Design Week is a unique event in Saskatchewan that showcases six different disciplines of professional design: architecture, planning, engineering & geoscience, graphic design, interior design and landscape architecture. Put on every other year by the Design Council of Saskatchewan, the Week’s events typically include a speaker series, an awards exhibition and gala, lunch & learns, films, tours and workshops. It’s sort of a semi-annual “Little Bauhaus on the Prairie” whose (largely free) events are aimed not only at professional and aspiring designers in Saskatchewan, but the general public as well, who may want to learn to think more critically about design and its role in our day-to-day lives.
This year’s speaker series features four world-class Canadian designers representing four very different design disciplines.
- Halifax-based Omar Gandhi, one of eastern Canada’s most acclaimed young architects, is speaking on Monday night about his striking and contemporary – yet humble and regionally inspired – architectural design.
- Tuesday night features Ian Brignell, a Toronto-based lettering, logo and font designer whose excellent work for such clients as Budweiser, Kashi, Smirnoff and Coca-Cola will be familiar to any Saskatchewan consumer.

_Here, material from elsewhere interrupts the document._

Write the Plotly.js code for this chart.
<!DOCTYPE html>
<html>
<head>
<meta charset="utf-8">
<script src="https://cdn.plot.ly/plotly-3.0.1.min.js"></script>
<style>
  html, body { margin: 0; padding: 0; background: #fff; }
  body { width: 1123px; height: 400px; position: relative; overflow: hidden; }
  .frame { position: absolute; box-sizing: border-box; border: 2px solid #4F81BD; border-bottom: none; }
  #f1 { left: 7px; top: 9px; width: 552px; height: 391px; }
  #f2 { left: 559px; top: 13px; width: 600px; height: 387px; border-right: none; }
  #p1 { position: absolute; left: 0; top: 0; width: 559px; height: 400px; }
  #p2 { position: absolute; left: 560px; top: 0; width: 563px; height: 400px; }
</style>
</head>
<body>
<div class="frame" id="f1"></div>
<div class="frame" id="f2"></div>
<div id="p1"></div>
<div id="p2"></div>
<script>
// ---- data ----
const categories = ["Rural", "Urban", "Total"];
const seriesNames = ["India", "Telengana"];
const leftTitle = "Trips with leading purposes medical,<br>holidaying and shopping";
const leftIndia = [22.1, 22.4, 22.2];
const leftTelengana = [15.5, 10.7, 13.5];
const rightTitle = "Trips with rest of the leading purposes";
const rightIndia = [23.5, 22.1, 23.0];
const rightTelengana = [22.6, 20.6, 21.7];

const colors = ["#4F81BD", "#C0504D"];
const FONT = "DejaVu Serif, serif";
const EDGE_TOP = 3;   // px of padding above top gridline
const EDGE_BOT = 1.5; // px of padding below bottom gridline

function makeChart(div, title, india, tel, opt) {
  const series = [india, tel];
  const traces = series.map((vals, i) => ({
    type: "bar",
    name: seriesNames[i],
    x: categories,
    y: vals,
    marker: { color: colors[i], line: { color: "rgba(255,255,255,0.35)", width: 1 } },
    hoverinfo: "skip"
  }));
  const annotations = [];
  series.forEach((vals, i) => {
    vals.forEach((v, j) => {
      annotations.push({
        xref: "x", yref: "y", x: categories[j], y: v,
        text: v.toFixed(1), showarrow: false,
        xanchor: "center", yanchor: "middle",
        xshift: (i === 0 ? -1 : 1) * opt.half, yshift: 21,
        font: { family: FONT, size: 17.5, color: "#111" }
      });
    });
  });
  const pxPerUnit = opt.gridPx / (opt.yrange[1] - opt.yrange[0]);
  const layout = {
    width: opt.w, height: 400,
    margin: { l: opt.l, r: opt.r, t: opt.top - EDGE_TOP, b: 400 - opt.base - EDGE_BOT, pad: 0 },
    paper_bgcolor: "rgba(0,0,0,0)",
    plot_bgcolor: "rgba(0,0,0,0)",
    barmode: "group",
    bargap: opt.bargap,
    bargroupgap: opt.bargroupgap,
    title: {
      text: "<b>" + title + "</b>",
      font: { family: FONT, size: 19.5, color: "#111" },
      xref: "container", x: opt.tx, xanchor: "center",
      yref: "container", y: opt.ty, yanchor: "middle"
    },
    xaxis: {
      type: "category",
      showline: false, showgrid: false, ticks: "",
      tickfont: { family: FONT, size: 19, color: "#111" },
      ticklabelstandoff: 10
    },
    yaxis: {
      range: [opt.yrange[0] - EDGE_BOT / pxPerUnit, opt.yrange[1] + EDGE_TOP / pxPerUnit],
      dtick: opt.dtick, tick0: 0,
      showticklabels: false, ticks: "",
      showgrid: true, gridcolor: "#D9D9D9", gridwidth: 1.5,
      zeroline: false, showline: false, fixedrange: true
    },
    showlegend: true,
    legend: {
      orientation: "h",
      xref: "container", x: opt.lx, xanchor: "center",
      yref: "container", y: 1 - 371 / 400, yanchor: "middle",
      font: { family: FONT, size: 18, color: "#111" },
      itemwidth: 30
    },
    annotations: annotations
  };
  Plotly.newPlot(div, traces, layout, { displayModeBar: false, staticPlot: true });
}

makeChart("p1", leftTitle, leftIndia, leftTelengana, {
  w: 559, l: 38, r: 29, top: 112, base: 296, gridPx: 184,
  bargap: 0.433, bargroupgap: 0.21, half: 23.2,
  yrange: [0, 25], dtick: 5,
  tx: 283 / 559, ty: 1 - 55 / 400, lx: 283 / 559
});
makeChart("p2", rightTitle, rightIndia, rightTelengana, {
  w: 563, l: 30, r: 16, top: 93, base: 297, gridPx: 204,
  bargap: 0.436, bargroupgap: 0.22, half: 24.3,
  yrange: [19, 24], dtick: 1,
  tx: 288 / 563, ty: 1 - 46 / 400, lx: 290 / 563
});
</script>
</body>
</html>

- Jason Kasper is the founder and Principal of IDEATE Design Consulting, a Winnipeg interior design studio with a mandate to create innovative design solutions attainable to as many as possible. He was also an Adjunct Professor at the University of Manitoba, instructing in the area of design studio and professional practice. He speaks on Wednesday night in Saskatoon (and in Regina on Thursday evening).
- Thursday’s speaker, Robin Mazumder, is a Vanier Scholar and doctoral candidate in cognitive neuroscience at the University of Waterloo, where he is studying the psychological impacts of urban design. His research is inspired by his passion for urbanism as well as his front line experience working as an occupational therapist in mental health. This lecture should be of particular interest to anyone following the City of Saskatoon’s growth planning efforts.
This year, Design Week will also include a couple of very interesting luncheon tours; one of the Canadian Light Source synchrotron (Canada’s largest science experiment) and one of the recently opened Saskatoon Makerspace in Riversdale. The Makerspace provides creative people with access to professional grade tools and equipment along with the education that is necessary to safely operate them.
Finally, Design Week always includes the Premier’s Awards for Excellence in Design competition, which celebrates the outstanding professional applied design being done here in Saskatchewan. Entries into the competition will be exhibited during the week at Design Week HQ (145 1st Avenue North). The awards will be handed out at an incredibly well-designed party at the conclusion of Design Week on Friday night.
While Saskatchewan Design Week has steadily grown in scale since its humble beginnings in 1983, the event still struggles to break through into the consciousness of the larger general population, and to a certain degree, even the smaller local professional design community. For the former, The Design Council’s very limited resources for advertising and promotion are at least partly to blame. As for the latter – most of whom should at least be aware of the event – I think the problem is many designers tend work within their disciplinary silos and rarely look outside of them for inspiration. They fail to see how (for example) work being done in architecture could possibly be relevant or interesting to them as (say) a graphic designer. Big. Mistake.
The truth is all professional designers working in various different disciplines have much more in common with each than just the “form follows function” mantra. All designers are creative problem-solvers, whose work reaches towards achieving an aesthetic vision and improving people’s lives. Good design follows and adheres to many of the same theories, thinking, process and principles regardless of the discipline. And of course, all professional designers have to deal with real world issues like achieving the goals of their clients while making the most of tight budgets and beating impossible deadlines.